I was linked the Product Detection Guide which states that the calculation should be:
average GB = (Sum of consumed storage capacity in GB per-hourly collections) / (hours in a month)
Okay – should be easy. And given the problem was feature detection and not actual consumption I could validate the calculation against the Monthly Usage Report by summing that usage up across all licenses types. Numbers should be the same – just differently split across license levels (Standard, Advanced or Enterprise).
So I imported the data into Excel and made a Pivot table that summed all collections of usage in MB per cluster and divided that number by 1024 to get GB and then again by 744 which is the hours in the month. Easy. Well no. That gave me a difference of 56TB of usage or close to 10%
Something was wrong with the calculation or the numbers in the report. GSS was vague for a while and at one point stating that the difference was caused by the calculation happening on bytes and not MB which could not really account for that amount of difference.
Finally a got the details from GSS or rather from the backend team supporting GSS. The calculation in the Product Detection Guide is an oversimplification of the actual calculation – it works because usually each measurement interval is 1 hour. but one of our pods had intervals of both 2, 3 or even up to 6 hours. The tsv file shows this.
So what is VMware actually doing? Well, as licensing is based on features used and hourly collections it is possible to change your license level up and down by the hour so calculation of usage is actually done for each collection interval and not across the entire month.
What is actually done is that each collection interval by first calculating a coefficient that is based on how long the interval is by taking the field in the tsv called “interval (Hours)” and dividing that by the hours of the month times 1024 like:
coefficient = "Interval (hours)" / (hours of month * 1024)
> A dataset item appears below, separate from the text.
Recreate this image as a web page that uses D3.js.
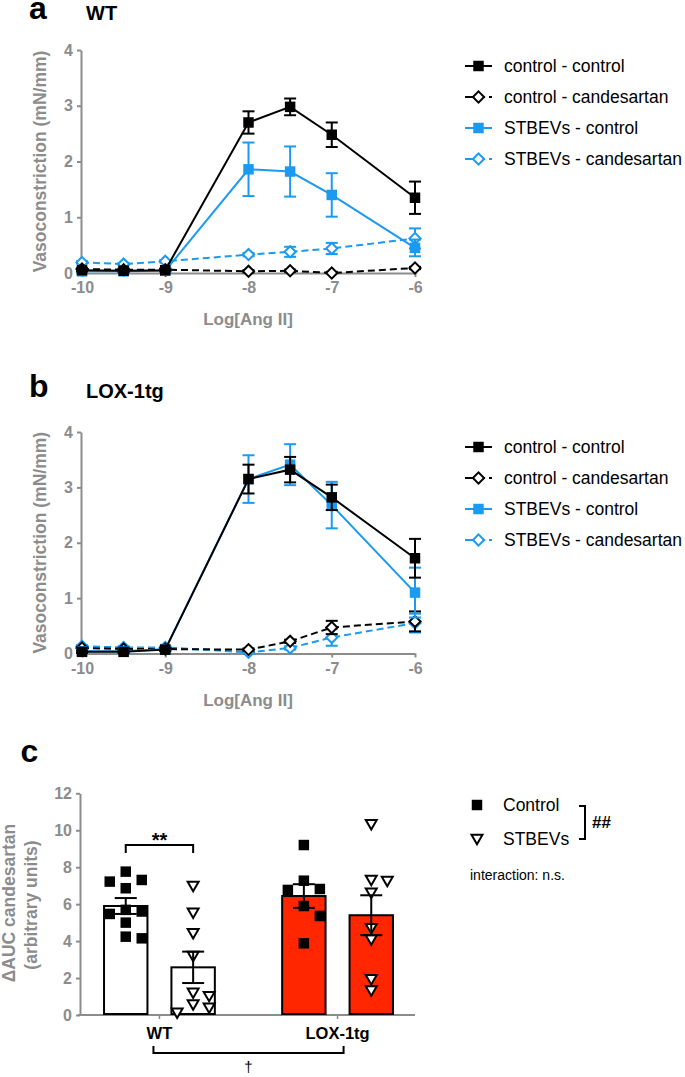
<!DOCTYPE html>
<html>
<head>
<meta charset="utf-8">
<script src="https://cdn.jsdelivr.net/npm/d3@7"></script>
<style>
body { margin: 0; background: #fff; }
text { font-family: "Liberation Sans", Arial, sans-serif; }
</style>
</head>
<body>
<div id="app"></div>
<script>
// ---- data ----
const logDose = [-10, -9.5, -9, -8, -7.5, -7, -6]
const doseTicks = [-10, -9, -8, -7, -6]
const seriesNames = ["control - control", "control - candesartan", "STBEVs - control", "STBEVs - candesartan"]

// panel a: WT, mean and SEM per series
const wtCtrlCtrl = [0.05, 0.04, 0.05, 2.70, 2.98, 2.48, 1.35]
const wtCtrlCtrlSem = [0.02, 0.02, 0.02, 0.20, 0.15, 0.22, 0.29]
const wtCtrlCand = [0.07, 0.06, 0.06, 0.03, 0.04, 0.00, 0.09]
const wtCtrlCandSem = [0.02, 0.02, 0.02, 0.02, 0.02, 0.02, 0.02]
const wtStbCtrl = [0.03, 0.03, 0.04, 1.86, 1.82, 1.40, 0.45]
const wtStbCtrlSem = [0.02, 0.02, 0.02, 0.48, 0.45, 0.39, 0.15]
const wtStbCand = [0.19, 0.16, 0.21, 0.33, 0.38, 0.44, 0.62]
const wtStbCandSem = [0.02, 0.02, 0.02, 0.03, 0.09, 0.10, 0.18]

// panel b: LOX-1tg
const loxCtrlCtrl = [0.03, 0.03, 0.07, 3.15, 3.32, 2.82, 1.72]
const loxCtrlCtrlSem = [0.02, 0.02, 0.03, 0.26, 0.23, 0.23, 0.35]
const loxCtrlCand = [0.10, 0.08, 0.08, 0.07, 0.22, 0.47, 0.58]
const loxCtrlCandSem = [0.02, 0.02, 0.02, 0.02, 0.03, 0.12, 0.18]
const loxStbCtrl = [0.04, 0.04, 0.08, 3.15, 3.41, 2.68, 1.10]
const loxStbCtrlSem = [0.02, 0.02, 0.03, 0.43, 0.37, 0.42, 0.45]
const loxStbCand = [0.13, 0.11, 0.11, 0.02, 0.10, 0.29, 0.55]
const loxStbCandSem = [0.02, 0.02, 0.02, 0.02, 0.03, 0.15, 0.17]

// panel c: delta AUC candesartan
const groups = ["WT", "LOX-1tg"]
const treatments = ["Control", "STBEVs"]
const barMeans = [[5.90, 2.58], [6.44, 5.40]]
const barSems = [[0.43, 0.85], [0.64, 1.08]]
const wtControlPts = [7.76, 7.31, 7.22, 6.86, 5.69, 5.60, 5.47, 5.00, 4.24, 4.15]
const wtStbevsPts = [7.04, 5.59, 4.48, 3.25, 1.26, 1.08, 0.63, 0.45, 0.18]
const loxControlPts = [9.20, 7.27, 6.82, 6.77, 5.90, 5.36, 3.88]
const loxStbevsPts = [10.38, 7.36, 7.31, 6.68, 4.75, 4.15, 1.99, 1.39]
const aucTicks = [0, 2, 4, 6, 8, 10, 12]

// ---- styles ----
const gray = "#8c8c8c"
const blue = "#1a9af0"
const red = "#ff2600"
const seriesStyle = [
   {color: "#000", dash: null, marker: "square"},
   {color: "#000", dash: "7,4", marker: "diamond"},
   {color: blue, dash: null, marker: "square"},
   {color: blue, dash: "7,4", marker: "diamond"}
]

const W = 685, H = 1077
const svg = d3.select("#app").append("svg")
   .attr("width", W).attr("height", H)
   .attr("viewBox", [0, 0, W, H])

svg.append("rect").attr("width", W).attr("height", H).attr("fill", "#fff")

const squarePath = d3.symbol(d3.symbolSquare).size(110)()
const diamondPath = d3.symbol(d3.symbolSquare).size(62)()
const trianglePath = d3.symbol(d3.symbolTriangle).size(52)()

const drawMarker = (g, kind, color, x, y) => {
   if (kind === "square") {
      g.append("path").attr("d", squarePath)
         .attr("transform", `translate(${x},${y})`)
         .attr("fill", color)
   } else {
      g.append("path").attr("d", diamondPath)
         .attr("transform", `translate(${x},${y}) rotate(45)`)
         .attr("fill", "#fff").attr("stroke", color).attr("stroke-width", 2)
   }
}

const styleAxis = (g) => {
   g.selectAll(".domain").attr("stroke", gray).attr("stroke-width", 2)
   g.selectAll(".tick line").attr("stroke", gray).attr("stroke-width", 2)
   g.selectAll(".tick text")
      .attr("fill", gray).attr("font-size", "16px").attr("font-weight", "bold")
}

const drawCurves = (cfg) => {
   const x = d3.scaleLinear().domain([-10, -6]).range([82, 415])
   const y = d3.scaleLinear().domain([0, 4]).range([cfg.bottom, cfg.top])
   const g = svg.append("g")

   // axes
   g.append("g")
      .attr("transform", `translate(81,0)`)
      .call(d3.axisLeft(y).ticks(4).tickSize(4).tickSizeOuter(0).tickPadding(4))
      .call(styleAxis)
   g.append("g")
      .attr("transform", `translate(0,${cfg.bottom})`)
      .call(d3.axisBottom(x).tickValues(doseTicks).tickFormat(d => String(d))
         .tickSize(4).tickSizeOuter(0).tickPadding(5))
      .call(styleAxis)
   g.append("line")
      .attr("x1", 80).attr("x2", 82).attr("y1", cfg.bottom).attr("y2", cfg.bottom)
      .attr("stroke", gray).attr("stroke-width", 2)

   g.append("text")
      .attr("transform", `translate(46,${(cfg.top + cfg.bottom) / 2}) rotate(-90)`)
      .attr("text-anchor", "middle")
      .attr("fill", gray).attr("font-size", "17.5px").attr("font-weight", "bold")
      .text("Vasoconstriction (mN/mm)")
   g.append("text")
      .attr("x", 248).attr("y", cfg.bottom + 52)
      .attr("text-anchor", "middle")
      .attr("fill", gray).attr("font-size", "17px").attr("font-weight", "bold")
      .text("Log[Ang II]")

   // panel letter and title
   g.append("text").attr("x", 29).attr("y", cfg.letterY)
      .attr("font-size", "32px").attr("font-weight", "bold").text(cfg.letter)
   g.append("text").attr("x", 86).attr("y", cfg.letterY + 1.5)
      .attr("font-size", "20px").attr("font-weight", "bold").text(cfg.title)

   const line = d3.line().x((d, i) => x(logDose[i])).y(d => y(d))

   // draw in back-to-front order
   ;[3, 1, 2, 0].forEach(k => {
      const st = seriesStyle[k]
      const m = cfg.means[k], s = cfg.sems[k]
      const sg = g.append("g")
      sg.append("path").datum(m)
         .attr("d", line).attr("fill", "none")
         .attr("stroke", st.color).attr("stroke-width", 2)
         .attr("stroke-dasharray", st.dash)
      m.forEach((v, i) => {
         const cx = x(logDose[i])
         const y1 = y(v + s[i]), y2 = y(Math.max(0, v - s[i]))
         sg.append("line").attr("x1", cx).attr("x2", cx).attr("y1", y1).attr("y2", y2)
            .attr("stroke", st.color).attr("stroke-width", 2)
         ;[y1, y2].forEach(yy => sg.append("line")
            .attr("x1", cx - 6).attr("x2", cx + 6).attr("y1", yy).attr("y2", yy)
            .attr("stroke", st.color).attr("stroke-width", 2))
      })
      m.forEach((v, i) => drawMarker(sg, st.marker, st.color, x(logDose[i]), y(v)))
   })

   // legend
   const lg = g.append("g")
   seriesNames.forEach((name, k) => {
      const st = seriesStyle[k]
      const ly = cfg.legendY + k * 31
      lg.append("line").attr("x1", 465).attr("x2", 492).attr("y1", ly).attr("y2", ly)
         .attr("stroke", st.color).attr("stroke-width", 2)
         .attr("stroke-dasharray", st.dash ? "8,4" : null)
      drawMarker(lg, st.marker, st.color, 478.5, ly)
      lg.append("text").attr("x", 504).attr("y", ly + 6)
         .attr("font-size", "17.5px").attr("fill", "#000").text(name)
   })
}

drawCurves({
   letter: "a", title: "WT", letterY: 18.5, top: 50, bottom: 273, legendY: 66,
   means: [wtCtrlCtrl, wtCtrlCand, wtStbCtrl, wtStbCand],
   sems: [wtCtrlCtrlSem, wtCtrlCandSem, wtStbCtrlSem, wtStbCandSem]
})
drawCurves({
   letter: "b", title: "LOX-1tg", letterY: 396.5, top: 432, bottom: 653.5, legendY: 447,
   means: [loxCtrlCtrl, loxCtrlCand, loxStbCtrl, loxStbCand],
   sems: [loxCtrlCtrlSem, loxCtrlCandSem, loxStbCtrlSem, loxStbCandSem]
})

// ---- panel c ----
const swarm = (vals, yScale, sepX, sepY) => {
   const placed = []
   return vals.map(v => {
      const py = yScale(v)
      const cands = [0, sepX, -sepX, 2 * sepX, -2 * sepX, 3 * sepX, -3 * sepX]
      const dx = cands.find(c => placed.every(p => Math.abs(p.y - py) >= sepY || Math.abs(p.x - c) >= sepX))
      placed.push({x: dx, y: py})
      return dx
   })
}

const cg = svg.append("g")
const yc = d3.scaleLinear().domain([0, 12]).range([1015, 793.3])
const xg = d3.scalePoint().domain(groups).range([80, 417]).padding(0.446)
const xs = d3.scaleBand().domain(treatments).range([-55.4, 55.4]).paddingInner(0.356).paddingOuter(0)

cg.append("text").attr("x", 20.5).attr("y", 761.5)
   .attr("font-size", "32px").attr("font-weight", "bold").text("c")

cg.append("g").attr("transform", "translate(80,0)")
   .call(d3.axisLeft(yc).tickValues(aucTicks).tickSize(4).tickSizeOuter(0).tickPadding(4))
   .call(styleAxis)
cg.append("line").attr("x1", 78).attr("x2", 415).attr("y1", 1015).attr("y2", 1015)
   .attr("stroke", gray).attr("stroke-width", 2)
groups.forEach(gr => {
   cg.append("line").attr("x1", xg(gr)).attr("x2", xg(gr)).attr("y1", 1015).attr("y2", 1019)
      .attr("stroke", gray).attr("stroke-width", 1.5)
   cg.append("text").attr("x", xg(gr)).attr("y", 1039)
      .attr("text-anchor", "middle").attr("font-size", "16.5px").attr("font-weight", "bold")
      .text(gr)
})

cg.append("text")
   .attr("transform", `translate(15,903) rotate(-90)`)
   .attr("text-anchor", "middle").attr("fill", gray)
   .attr("font-size", "17.5px").attr("font-weight", "bold")
   .text("ΔAUC candesartan")
cg.append("text")
   .attr("transform", `translate(37,905) rotate(-90)`)
   .attr("text-anchor", "middle").attr("fill", gray)
   .attr("font-size", "17.5px").attr("font-weight", "bold")
   .text("(arbitrary units)")

const points = [[wtControlPts, wtStbevsPts], [loxControlPts, loxStbevsPts]]

groups.forEach((gr, gi) => {
   treatments.forEach((tr, ti) => {
      const bx = xg(gr) + xs(tr)
      const cx = bx + xs.bandwidth() / 2
      const mean = barMeans[gi][ti], sem = barSems[gi][ti]
      cg.append("rect")
         .attr("x", bx).attr("y", yc(mean))
         .attr("width", xs.bandwidth()).attr("height", yc(0) - yc(mean) - 1)
         .attr("fill", gi === 0 ? "#fff" : red)
         .attr("stroke", "#000").attr("stroke-width", 2)
      const pts = points[gi][ti]
      const offs = swarm(pts, yc, 16, 11)
      pts.forEach((v, i) => {
         if (ti === 0) {
            cg.append("path").attr("d", squarePath)
               .attr("transform", `translate(${cx + offs[i]},${yc(v)})`)
               .attr("fill", "#000")
         } else {
            cg.append("path").attr("d", trianglePath)
               .attr("transform", `translate(${cx + offs[i]},${yc(v)}) rotate(180)`)
               .attr("fill", "#fff").attr("stroke", "#000").attr("stroke-width", 2)
         }
      })
      const e1 = yc(mean + sem), e2 = yc(mean - sem)
      cg.append("line").attr("x1", cx).attr("x2", cx).attr("y1", e1).attr("y2", e2)
         .attr("stroke", "#000").attr("stroke-width", 2)
      ;[e1, e2].forEach(yy => cg.append("line")
         .attr("x1", cx - 11).attr("x2", cx + 11).attr("y1", yy).attr("y2", yy)
         .attr("stroke", "#000").attr("stroke-width", 2))
   })
})

// significance marks
const wtC = xg("WT") + xs("Control") + xs.bandwidth() / 2
const wtS = xg("WT") + xs("STBEVs") + xs.bandwidth() / 2
cg.append("path")
   .attr("d", d3.line()([[wtC, 853], [wtC, 845], [wtS, 845], [wtS, 853]]))
   .attr("fill", "none").attr("stroke", "#000").attr("stroke-width", 2)
cg.append("text").attr("x", (wtC + wtS) / 2).attr("y", 847)
   .attr("text-anchor", "middle").attr("font-size", "20px").attr("font-weight", "bold")
   .text("**")

const gL = xg("WT") - 6, gR = xg("LOX-1tg") + 6
cg.append("path")
   .attr("d", d3.line()([[gL, 1046], [gL, 1053], [gR, 1053], [gR, 1046]]))
   .attr("fill", "none").attr("stroke", "#000").attr("stroke-width", 2)
cg.append("text").attr("x", (gL + gR) / 2).attr("y", 1072)
   .attr("text-anchor", "middle").attr("font-size", "15px").text("†")

// legend c
const lc = cg.append("g")
lc.append("path").attr("d", squarePath).attr("transform", "translate(477,805)").attr("fill", "#000")
lc.append("path").attr("d", trianglePath).attr("transform", "translate(477,838) rotate(180)")
   .attr("fill", "#fff").attr("stroke", "#000").attr("stroke-width", 2)
lc.append("text").attr("x", 503).attr("y", 811).attr("font-size", "17.5px").text("Control")
lc.append("text").attr("x", 503).attr("y", 845).attr("font-size", "17.5px").text("STBEVs")
lc.append("path")
   .attr("d", d3.line()([[579, 806], [585, 806], [585, 839], [579, 839]]))
   .attr("fill", "none").attr("stroke", "#000").attr("stroke-width", 2)
lc.append("text").attr("x", 592).attr("y", 828)
   .attr("font-size", "17px").attr("font-weight", "bold").text("##")
lc.append("text").attr("x", 470).attr("y", 880).attr("font-size", "14px").text("interaction: n.s.")
</script>
</body>
</html>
The 1024 is to convert the consumed storage from MB to GB and hours is of course not the same every month. Next the collected usage is measured against the vsanFInt field which defines which features are used – how to calculate that is detailed in the Product Detection Guide. This will place the usage in MB into either Enterprise, Advanced or Standard usage. The usage is then multiplied by the coefficient giving a GB usage per licens for the collection interval despite it’s length.
Finally you can just sum the usage after multiplying with the coefficient per license level to figure out how your usage is split for reporting.
Now that may be a mouthful to explain so I hope that if you need to do this you understand me otherwise please reach out and I’ll be happy to help. And all of this was simply a problem because of a bug in the vsanFInt UM was calculating.